Steve Brooks, a 25-year-old veteran using the GI bill to get an engineering degree, is actually relieved that Trump won; he, like many servicemembers, didn’t trust Clinton and was enraged by her poor handling of classified materials. But his time in the service, he says, made him less staunchly Republican; they may be “historically kind to the military,” he says, but after awhile it “felt more like they were pandering” to members of the force. “They have all these wars, they’re not necessary,” he says. “But we don’t want to be there…we promise to serve the people, to serve the government, but at this point we’re just tired.”
“The most pressing issue isn’t anything social,” he says. “They expect too much out of individual service members.”
DiBattista, for his part, thinks we oversimplify our sense of patriotism and duty, thanking members of the military for their service or “holding our hands over our hearts at ballgames.” Americans are very concerned with the idea of respecting our troops, particularly during election years, he believes. But not much of that translates into dealing with veterans’ affairs offices that are “glutted” and overstretched after 15 years of war, or having a real exit strategy for the troops still stationed in the Middle East.

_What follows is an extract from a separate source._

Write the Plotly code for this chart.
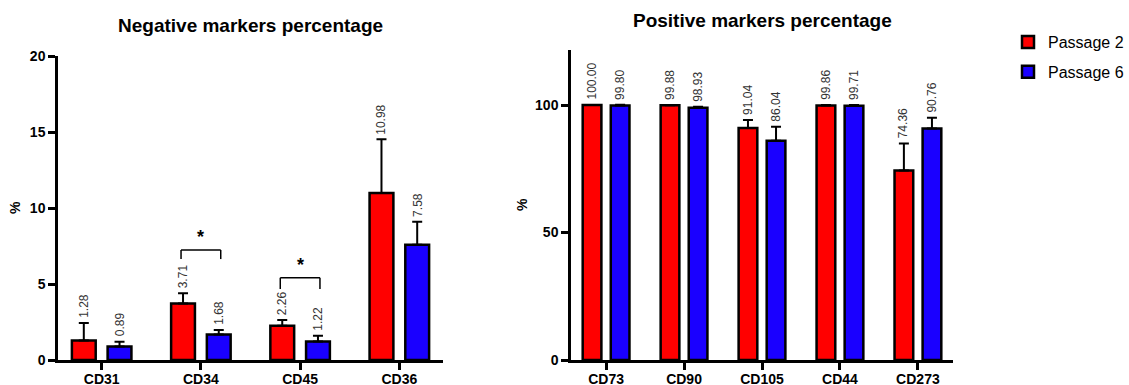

For a while on Friday I watched the parade with a Vietnam vet dressed in head-to-toe camouflage. He wanted to talk politics, but not on the record. His social security just kicked in, thank god, so he can stop taking tickets and waiting in line at the Veterans Affairs office. As the marching band and step teams crawled by us, he waved his hands over the crowd. “All these people? They’re just stopping by,” he told me. “They’ll watch the parade for a few minutes and then it’s right over to that big Christmas tree, or Times Square.”